TASK PROMPT: In this exercise, print only the lines of the records below from the one with "Output the web" through the one with "3.31, 3.89, 4.10];", inclusive. Pictures are not part of the copy.

Dataset excerpt:
-=-=-

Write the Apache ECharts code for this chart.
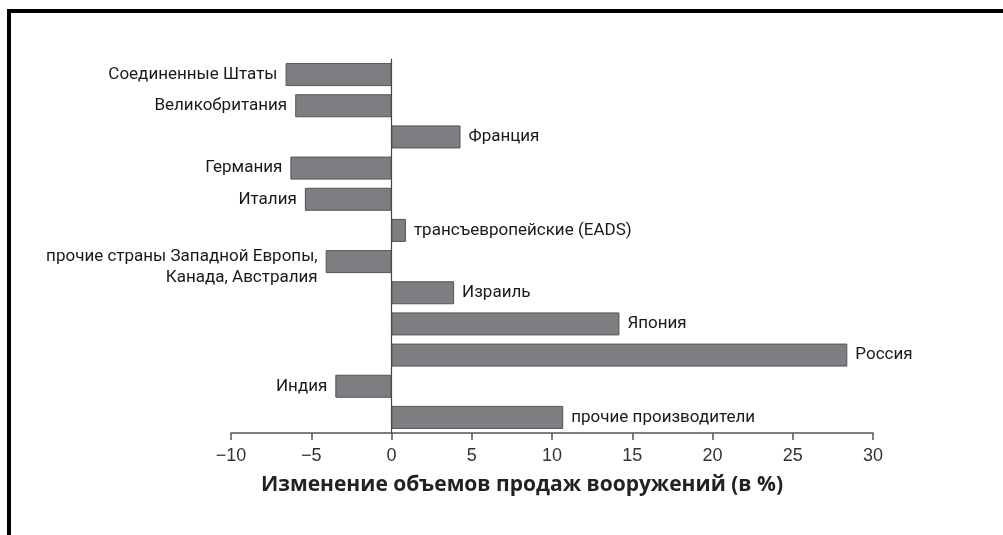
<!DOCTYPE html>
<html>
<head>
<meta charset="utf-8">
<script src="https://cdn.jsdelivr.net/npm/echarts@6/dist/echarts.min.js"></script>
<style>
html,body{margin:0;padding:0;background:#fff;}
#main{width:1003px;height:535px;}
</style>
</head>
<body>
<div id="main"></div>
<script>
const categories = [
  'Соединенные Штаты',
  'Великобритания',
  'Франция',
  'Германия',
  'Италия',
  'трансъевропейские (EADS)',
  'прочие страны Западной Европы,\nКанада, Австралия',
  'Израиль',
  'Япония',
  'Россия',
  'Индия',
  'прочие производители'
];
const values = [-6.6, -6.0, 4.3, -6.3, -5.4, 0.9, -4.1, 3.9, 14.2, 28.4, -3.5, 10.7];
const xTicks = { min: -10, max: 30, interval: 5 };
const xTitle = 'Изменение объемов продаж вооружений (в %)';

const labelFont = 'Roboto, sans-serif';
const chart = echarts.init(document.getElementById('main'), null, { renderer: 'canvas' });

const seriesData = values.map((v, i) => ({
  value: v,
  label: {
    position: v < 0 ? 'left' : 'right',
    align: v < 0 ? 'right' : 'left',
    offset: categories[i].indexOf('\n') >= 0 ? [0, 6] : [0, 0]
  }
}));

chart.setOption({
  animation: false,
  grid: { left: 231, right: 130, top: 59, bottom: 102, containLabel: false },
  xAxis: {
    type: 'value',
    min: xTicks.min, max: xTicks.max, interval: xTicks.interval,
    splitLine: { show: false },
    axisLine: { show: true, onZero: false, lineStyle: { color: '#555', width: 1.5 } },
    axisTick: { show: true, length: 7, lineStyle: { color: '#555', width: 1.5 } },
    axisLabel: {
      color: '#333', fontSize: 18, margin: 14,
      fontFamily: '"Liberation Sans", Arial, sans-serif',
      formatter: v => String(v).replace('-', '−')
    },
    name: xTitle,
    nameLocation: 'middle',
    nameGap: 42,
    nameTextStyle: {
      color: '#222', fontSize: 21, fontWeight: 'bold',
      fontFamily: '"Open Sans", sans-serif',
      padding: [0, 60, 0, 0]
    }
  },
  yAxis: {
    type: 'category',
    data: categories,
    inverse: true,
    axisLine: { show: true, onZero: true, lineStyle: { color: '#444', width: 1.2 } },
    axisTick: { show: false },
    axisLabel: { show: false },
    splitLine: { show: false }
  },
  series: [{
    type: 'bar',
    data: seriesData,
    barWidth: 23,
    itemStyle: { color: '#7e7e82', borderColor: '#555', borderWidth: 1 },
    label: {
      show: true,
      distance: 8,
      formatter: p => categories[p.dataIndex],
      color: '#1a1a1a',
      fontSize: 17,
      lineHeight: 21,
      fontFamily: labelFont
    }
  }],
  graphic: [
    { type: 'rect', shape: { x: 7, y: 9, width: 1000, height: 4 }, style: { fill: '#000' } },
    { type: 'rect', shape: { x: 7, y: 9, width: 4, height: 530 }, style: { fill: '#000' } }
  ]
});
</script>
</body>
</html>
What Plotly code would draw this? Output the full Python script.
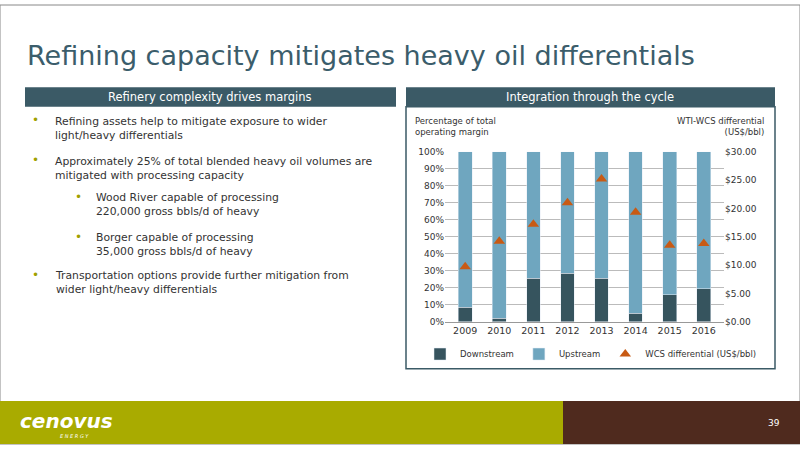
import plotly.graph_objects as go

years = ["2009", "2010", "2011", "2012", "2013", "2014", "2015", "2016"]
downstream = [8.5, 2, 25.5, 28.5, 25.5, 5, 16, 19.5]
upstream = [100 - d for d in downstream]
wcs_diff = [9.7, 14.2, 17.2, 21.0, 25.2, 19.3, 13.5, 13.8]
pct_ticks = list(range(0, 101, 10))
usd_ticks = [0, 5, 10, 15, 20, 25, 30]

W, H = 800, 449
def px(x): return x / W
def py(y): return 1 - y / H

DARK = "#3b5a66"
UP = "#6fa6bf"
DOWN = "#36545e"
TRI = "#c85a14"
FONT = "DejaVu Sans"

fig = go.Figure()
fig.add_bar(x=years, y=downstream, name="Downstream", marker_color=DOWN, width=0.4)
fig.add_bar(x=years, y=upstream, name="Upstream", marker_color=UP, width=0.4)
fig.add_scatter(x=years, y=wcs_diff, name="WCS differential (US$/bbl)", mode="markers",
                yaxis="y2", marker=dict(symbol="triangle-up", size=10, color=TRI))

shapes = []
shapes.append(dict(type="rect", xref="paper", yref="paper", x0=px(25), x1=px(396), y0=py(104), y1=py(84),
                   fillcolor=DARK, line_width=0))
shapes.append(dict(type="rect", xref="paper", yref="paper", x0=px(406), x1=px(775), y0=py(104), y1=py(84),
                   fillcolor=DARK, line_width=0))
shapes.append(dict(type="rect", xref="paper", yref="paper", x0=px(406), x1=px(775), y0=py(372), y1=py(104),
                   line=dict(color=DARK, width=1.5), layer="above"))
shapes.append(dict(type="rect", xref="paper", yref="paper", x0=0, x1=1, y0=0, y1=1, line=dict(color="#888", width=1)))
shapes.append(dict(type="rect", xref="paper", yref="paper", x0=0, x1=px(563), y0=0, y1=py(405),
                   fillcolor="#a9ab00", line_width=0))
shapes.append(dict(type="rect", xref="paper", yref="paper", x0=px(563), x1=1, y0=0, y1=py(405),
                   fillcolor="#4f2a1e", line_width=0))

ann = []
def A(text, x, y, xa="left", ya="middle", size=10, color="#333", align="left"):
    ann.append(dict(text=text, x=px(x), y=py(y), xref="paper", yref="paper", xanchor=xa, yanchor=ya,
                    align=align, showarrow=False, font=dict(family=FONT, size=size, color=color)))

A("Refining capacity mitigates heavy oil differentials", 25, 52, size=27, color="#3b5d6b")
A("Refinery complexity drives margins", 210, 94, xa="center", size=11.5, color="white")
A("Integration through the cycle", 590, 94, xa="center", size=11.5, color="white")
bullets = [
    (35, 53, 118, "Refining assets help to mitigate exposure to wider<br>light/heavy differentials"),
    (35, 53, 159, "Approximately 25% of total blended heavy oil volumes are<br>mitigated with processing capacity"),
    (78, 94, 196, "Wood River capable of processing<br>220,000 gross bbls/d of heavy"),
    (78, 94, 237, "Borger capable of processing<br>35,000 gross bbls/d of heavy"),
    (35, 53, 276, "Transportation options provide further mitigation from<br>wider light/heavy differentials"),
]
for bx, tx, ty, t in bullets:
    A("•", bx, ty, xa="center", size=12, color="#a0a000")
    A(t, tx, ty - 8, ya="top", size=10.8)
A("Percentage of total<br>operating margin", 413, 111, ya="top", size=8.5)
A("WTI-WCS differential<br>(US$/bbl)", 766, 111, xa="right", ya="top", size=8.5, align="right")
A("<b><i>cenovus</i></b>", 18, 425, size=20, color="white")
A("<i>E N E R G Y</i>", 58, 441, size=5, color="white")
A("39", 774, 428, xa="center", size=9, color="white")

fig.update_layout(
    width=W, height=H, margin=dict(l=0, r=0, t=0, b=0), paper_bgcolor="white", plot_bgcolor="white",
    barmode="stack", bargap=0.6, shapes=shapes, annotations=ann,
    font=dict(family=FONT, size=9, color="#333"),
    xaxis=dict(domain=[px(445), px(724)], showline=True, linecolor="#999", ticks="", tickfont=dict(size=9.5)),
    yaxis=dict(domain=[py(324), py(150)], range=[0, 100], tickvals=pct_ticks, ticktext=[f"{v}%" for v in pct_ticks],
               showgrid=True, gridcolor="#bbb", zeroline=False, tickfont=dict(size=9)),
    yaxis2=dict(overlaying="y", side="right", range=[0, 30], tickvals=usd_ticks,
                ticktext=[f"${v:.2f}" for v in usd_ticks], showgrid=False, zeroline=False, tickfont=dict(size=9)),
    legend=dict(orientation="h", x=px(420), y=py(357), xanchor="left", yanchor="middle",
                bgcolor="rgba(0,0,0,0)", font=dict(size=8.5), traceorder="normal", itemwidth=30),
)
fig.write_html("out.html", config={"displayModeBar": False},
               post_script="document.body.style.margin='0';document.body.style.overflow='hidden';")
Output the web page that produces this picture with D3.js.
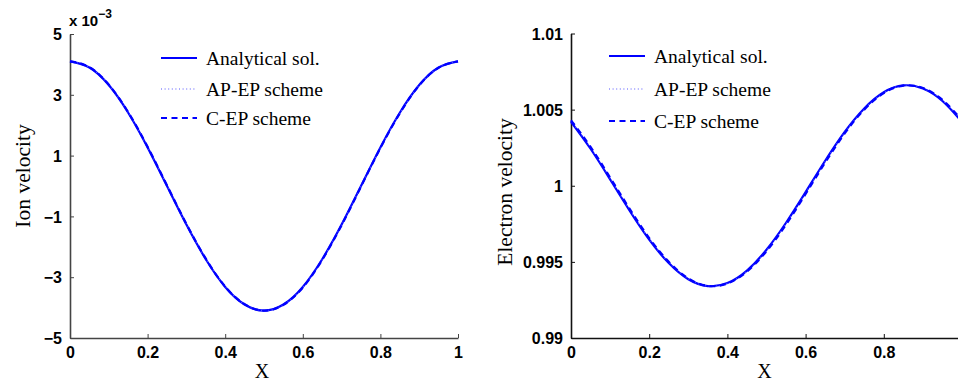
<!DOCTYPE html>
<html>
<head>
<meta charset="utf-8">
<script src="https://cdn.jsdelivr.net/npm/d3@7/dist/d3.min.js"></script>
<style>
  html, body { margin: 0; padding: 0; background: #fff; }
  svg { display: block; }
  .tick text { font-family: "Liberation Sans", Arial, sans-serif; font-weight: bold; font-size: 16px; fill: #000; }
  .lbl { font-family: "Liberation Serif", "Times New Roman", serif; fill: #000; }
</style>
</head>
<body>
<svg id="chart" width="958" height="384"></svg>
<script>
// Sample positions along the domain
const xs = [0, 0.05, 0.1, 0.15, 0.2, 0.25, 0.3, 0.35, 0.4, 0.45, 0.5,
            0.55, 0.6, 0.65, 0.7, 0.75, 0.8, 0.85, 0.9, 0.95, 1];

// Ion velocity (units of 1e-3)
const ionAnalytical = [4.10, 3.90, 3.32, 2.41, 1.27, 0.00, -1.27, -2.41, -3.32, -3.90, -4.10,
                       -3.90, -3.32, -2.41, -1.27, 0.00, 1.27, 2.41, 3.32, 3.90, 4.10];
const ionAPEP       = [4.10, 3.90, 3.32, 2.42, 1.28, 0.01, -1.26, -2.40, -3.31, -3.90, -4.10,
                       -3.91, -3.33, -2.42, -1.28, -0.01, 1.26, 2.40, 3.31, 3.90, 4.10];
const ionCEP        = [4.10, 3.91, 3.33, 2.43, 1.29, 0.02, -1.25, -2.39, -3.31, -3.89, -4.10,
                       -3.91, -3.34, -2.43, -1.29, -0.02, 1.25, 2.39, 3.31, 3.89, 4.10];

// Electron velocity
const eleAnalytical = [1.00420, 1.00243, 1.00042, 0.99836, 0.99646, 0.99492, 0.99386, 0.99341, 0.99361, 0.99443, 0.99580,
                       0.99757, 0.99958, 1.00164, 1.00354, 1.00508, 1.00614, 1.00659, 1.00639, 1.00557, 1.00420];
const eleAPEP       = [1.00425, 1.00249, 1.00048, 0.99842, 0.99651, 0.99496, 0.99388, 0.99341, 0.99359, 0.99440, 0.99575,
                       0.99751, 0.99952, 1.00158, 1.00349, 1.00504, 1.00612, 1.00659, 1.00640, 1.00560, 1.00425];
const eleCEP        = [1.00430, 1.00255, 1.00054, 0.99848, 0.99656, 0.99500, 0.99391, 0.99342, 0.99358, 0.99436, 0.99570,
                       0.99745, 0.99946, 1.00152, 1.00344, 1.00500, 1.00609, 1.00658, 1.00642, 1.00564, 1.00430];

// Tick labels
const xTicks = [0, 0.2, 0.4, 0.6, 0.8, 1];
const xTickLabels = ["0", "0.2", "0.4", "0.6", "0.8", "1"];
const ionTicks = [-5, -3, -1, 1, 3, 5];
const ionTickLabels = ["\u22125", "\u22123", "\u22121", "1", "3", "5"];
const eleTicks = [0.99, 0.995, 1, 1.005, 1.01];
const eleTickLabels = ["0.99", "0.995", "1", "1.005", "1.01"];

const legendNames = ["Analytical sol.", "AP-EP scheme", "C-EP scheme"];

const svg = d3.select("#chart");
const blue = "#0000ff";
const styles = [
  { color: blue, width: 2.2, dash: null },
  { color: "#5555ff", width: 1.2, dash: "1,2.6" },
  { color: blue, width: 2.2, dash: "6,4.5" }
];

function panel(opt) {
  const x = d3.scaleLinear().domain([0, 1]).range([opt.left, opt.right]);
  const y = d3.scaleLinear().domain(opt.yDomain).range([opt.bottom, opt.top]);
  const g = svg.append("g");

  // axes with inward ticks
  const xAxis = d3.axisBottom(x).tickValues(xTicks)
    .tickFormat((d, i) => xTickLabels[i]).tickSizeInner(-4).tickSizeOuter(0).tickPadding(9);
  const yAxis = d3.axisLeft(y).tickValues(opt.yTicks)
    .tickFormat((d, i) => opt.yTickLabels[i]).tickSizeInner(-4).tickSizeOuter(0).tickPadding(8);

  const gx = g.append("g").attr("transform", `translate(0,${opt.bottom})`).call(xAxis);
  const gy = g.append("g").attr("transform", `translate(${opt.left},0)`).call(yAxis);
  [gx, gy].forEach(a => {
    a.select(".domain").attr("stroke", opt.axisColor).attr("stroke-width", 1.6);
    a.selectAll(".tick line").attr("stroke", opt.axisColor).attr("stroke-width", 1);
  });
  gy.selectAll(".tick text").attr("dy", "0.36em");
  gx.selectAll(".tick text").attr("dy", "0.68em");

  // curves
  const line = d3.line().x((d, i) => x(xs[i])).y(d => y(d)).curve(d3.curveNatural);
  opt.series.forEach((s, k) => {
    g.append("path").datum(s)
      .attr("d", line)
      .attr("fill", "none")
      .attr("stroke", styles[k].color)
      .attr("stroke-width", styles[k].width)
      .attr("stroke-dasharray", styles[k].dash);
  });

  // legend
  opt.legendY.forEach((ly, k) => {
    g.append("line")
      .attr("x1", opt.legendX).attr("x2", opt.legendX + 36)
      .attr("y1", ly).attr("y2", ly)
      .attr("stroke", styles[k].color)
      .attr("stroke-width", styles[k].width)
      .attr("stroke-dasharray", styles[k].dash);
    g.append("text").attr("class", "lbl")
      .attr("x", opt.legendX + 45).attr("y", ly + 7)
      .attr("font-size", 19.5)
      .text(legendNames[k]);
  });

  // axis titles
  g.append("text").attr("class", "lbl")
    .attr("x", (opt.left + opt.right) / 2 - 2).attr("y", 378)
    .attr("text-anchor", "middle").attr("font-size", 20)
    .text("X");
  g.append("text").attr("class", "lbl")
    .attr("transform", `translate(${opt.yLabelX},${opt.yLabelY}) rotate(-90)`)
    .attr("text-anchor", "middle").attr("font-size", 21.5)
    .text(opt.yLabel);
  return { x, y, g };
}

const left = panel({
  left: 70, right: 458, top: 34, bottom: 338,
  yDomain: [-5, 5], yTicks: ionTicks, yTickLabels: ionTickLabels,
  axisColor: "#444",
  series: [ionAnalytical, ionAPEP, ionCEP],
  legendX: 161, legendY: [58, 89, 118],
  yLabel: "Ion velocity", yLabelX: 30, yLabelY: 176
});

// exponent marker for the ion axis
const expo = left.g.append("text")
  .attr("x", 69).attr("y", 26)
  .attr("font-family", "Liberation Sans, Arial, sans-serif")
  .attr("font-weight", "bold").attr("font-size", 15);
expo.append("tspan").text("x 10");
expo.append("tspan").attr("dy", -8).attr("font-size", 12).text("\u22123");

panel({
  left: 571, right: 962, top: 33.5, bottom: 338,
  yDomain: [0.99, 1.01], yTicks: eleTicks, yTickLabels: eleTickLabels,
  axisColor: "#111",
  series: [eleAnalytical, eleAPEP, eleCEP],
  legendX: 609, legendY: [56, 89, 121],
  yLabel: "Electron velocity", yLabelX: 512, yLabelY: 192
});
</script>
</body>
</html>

-=-=-

EXERCISE SOLUTION:
Output the web page that produces this picture with D3.js.
<!DOCTYPE html>
<html>
<head>
<meta charset="utf-8">
<script src="https://cdn.jsdelivr.net/npm/d3@7/dist/d3.min.js"></script>
<style>
  html, body { margin: 0; padding: 0; background: #fff; }
  svg { display: block; }
  .tick text { font-family: "Liberation Sans", Arial, sans-serif; font-weight: bold; font-size: 16px; fill: #000; }
  .lbl { font-family: "Liberation Serif", "Times New Roman", serif; fill: #000; }
</style>
</head>
<body>
<svg id="chart" width="958" height="384"></svg>
<script>
// Sample positions along the domain
const xs = [0, 0.05, 0.1, 0.15, 0.2, 0.25, 0.3, 0.35, 0.4, 0.45, 0.5,
            0.55, 0.6, 0.65, 0.7, 0.75, 0.8, 0.85, 0.9, 0.95, 1];

// Ion velocity (units of 1e-3)
const ionAnalytical = [4.10, 3.90, 3.32, 2.41, 1.27, 0.00, -1.27, -2.41, -3.32, -3.90, -4.10,
                       -3.90, -3.32, -2.41, -1.27, 0.00, 1.27, 2.41, 3.32, 3.90, 4.10];
const ionAPEP       = [4.10, 3.90, 3.32, 2.42, 1.28, 0.01, -1.26, -2.40, -3.31, -3.90, -4.10,
                       -3.91, -3.33, -2.42, -1.28, -0.01, 1.26, 2.40, 3.31, 3.90, 4.10];
const ionCEP        = [4.10, 3.91, 3.33, 2.43, 1.29, 0.02, -1.25, -2.39, -3.31, -3.89, -4.10,
                       -3.91, -3.34, -2.43, -1.29, -0.02, 1.25, 2.39, 3.31, 3.89, 4.10];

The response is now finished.